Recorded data
=-=-=-=-=
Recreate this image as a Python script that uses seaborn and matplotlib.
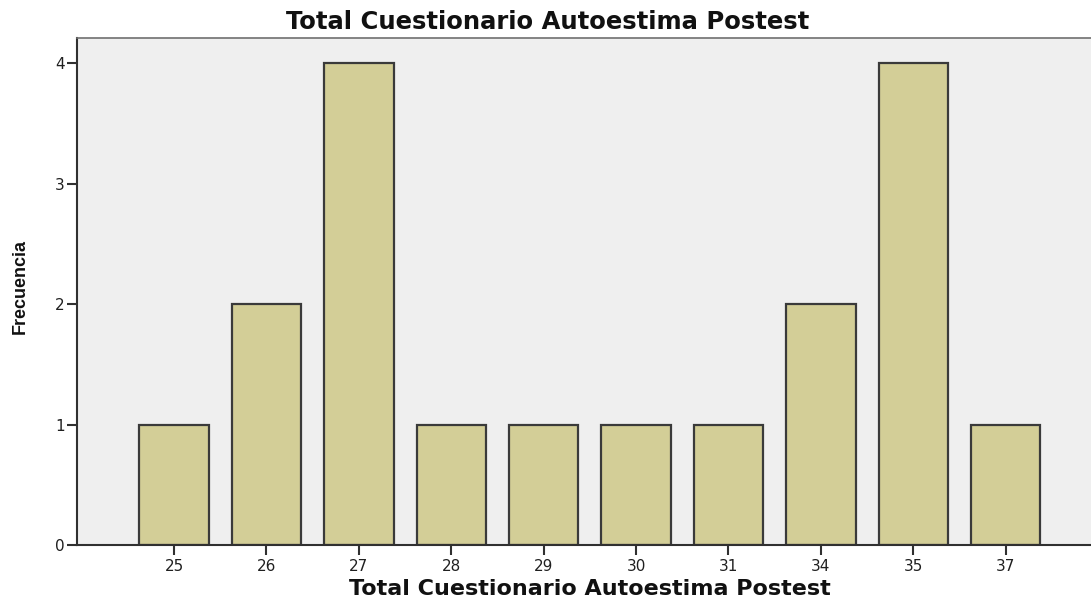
import seaborn as sns
import matplotlib.pyplot as plt
import pandas as pd

puntajes = ['25', '26', '27', '28', '29', '30', '31', '34', '35', '37']
frecuencia = [1, 2, 4, 1, 1, 1, 1, 2, 4, 1]
yticks = [0, 1, 2, 3, 4]

df = pd.DataFrame({'puntaje': puntajes, 'frecuencia': frecuencia})

sns.set_style("white")
plt.rcParams['font.family'] = ['DejaVu Sans']

fig = plt.figure(figsize=(10.91, 5.98), dpi=100)
ax = fig.add_axes([0.0706, 0.0886, 0.93, 0.848])
ax.set_facecolor('#efefef')

sns.barplot(data=df, x='puntaje', y='frecuencia', ax=ax, color='#d3ce97',
            saturation=1, width=0.75, edgecolor='#3a3a3a', linewidth=1.6)

ax.set_xlim(-1.05, 9.93)
ax.set_ylim(0, 4.21)
ax.set_yticks(yticks)
ax.set_yticklabels([str(t) for t in yticks])

for side in ['left', 'bottom']:
    ax.spines[side].set_color('#303030')
    ax.spines[side].set_linewidth(1.5)
ax.spines['top'].set_color('#707070')
ax.spines['top'].set_linewidth(1.2)
ax.spines['right'].set_visible(False)

ax.tick_params(axis='both', direction='out', length=7, width=1.5, color='#303030',
               labelsize=11, labelcolor='#202020', left=True, bottom=True)
ax.tick_params(axis='y', pad=2)
ax.tick_params(axis='x', pad=3)

# title is centred on the whole image in the original
fig.text(0.5023, 0.952, 'Total Cuestionario Autoestima Postest', fontsize=17.5, fontweight='bold',
         ha='center', va='baseline', color='#111111')
ax.set_xlabel('Total Cuestionario Autoestima Postest', fontsize=16, fontweight='bold',
              color='#111111')
ax.xaxis.set_label_coords(0.5056, -0.067)
ax.set_ylabel('Frecuencia', fontsize=13, fontweight='bold', color='#111111',
              family=['Liberation Sans Narrow', 'Liberation Sans', 'DejaVu Sans'])
ax.yaxis.set_label_coords(-0.048, 0.51)

plt.savefig('out.png', dpi=100)
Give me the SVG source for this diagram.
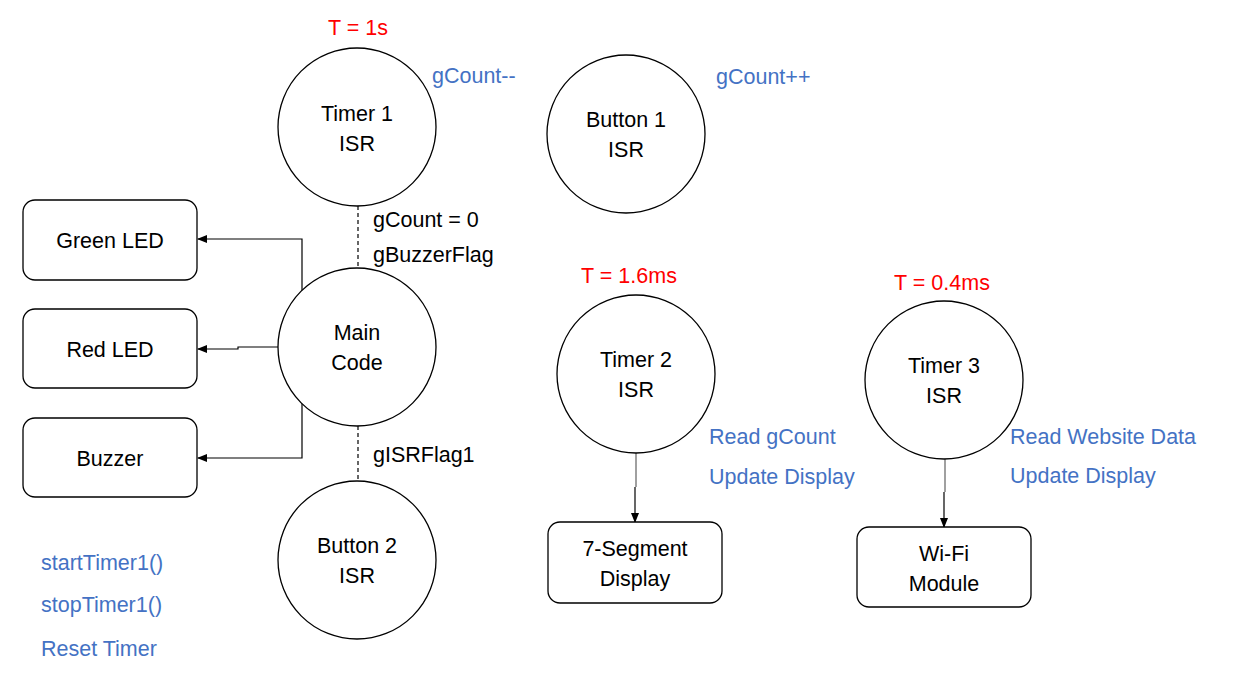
=-=-=-=-=
◆ STATED EXERCISE ◆
Quote the data exactly, leaving every image out of the copy.

◆ FULL RESPONSE ◆
Recreate this image as a Python script that uses seaborn and matplotlib.
import seaborn as sns
import matplotlib.pyplot as plt
import pandas as pd

puntajes = ['25', '26', '27', '28', '29', '30', '31', '34', '35', '37']
frecuencia = [1, 2, 4, 1, 1, 1, 1, 2, 4, 1]
yticks = [0, 1, 2, 3, 4]

df = pd.DataFrame({'puntaje': puntajes, 'frecuencia': frecuencia})

sns.set_style("white")
plt.rcParams['font.family'] = ['DejaVu Sans']

fig = plt.figure(figsize=(10.91, 5.98), dpi=100)
ax = fig.add_axes([0.0706, 0.0886, 0.93, 0.848])
ax.set_facecolor('#efefef')

sns.barplot(data=df, x='puntaje', y='frecuencia', ax=ax, color='#d3ce97',
            saturation=1, width=0.75, edgecolor='#3a3a3a', linewidth=1.6)

ax.set_xlim(-1.05, 9.93)
ax.set_ylim(0, 4.21)
ax.set_yticks(yticks)
ax.set_yticklabels([str(t) for t in yticks])

for side in ['left', 'bottom']:
    ax.spines[side].set_color('#303030')
    ax.spines[side].set_linewidth(1.5)
ax.spines['top'].set_color('#707070')
ax.spines['top'].set_linewidth(1.2)
ax.spines['right'].set_visible(False)

ax.tick_params(axis='both', direction='out', length=7, width=1.5, color='#303030',
               labelsize=11, labelcolor='#202020', left=True, bottom=True)
ax.tick_params(axis='y', pad=2)
ax.tick_params(axis='x', pad=3)

# title is centred on the whole image in the original
fig.text(0.5023, 0.952, 'Total Cuestionario Autoestima Postest', fontsize=17.5, fontweight='bold',
         ha='center', va='baseline', color='#111111')
ax.set_xlabel('Total Cuestionario Autoestima Postest', fontsize=16, fontweight='bold',
              color='#111111')
ax.xaxis.set_label_coords(0.5056, -0.067)
ax.set_ylabel('Frecuencia', fontsize=13, fontweight='bold', color='#111111',
              family=['Liberation Sans Narrow', 'Liberation Sans', 'DejaVu Sans'])
ax.yaxis.set_label_coords(-0.048, 0.51)

plt.savefig('out.png', dpi=100)
Give me the SVG source for this diagram.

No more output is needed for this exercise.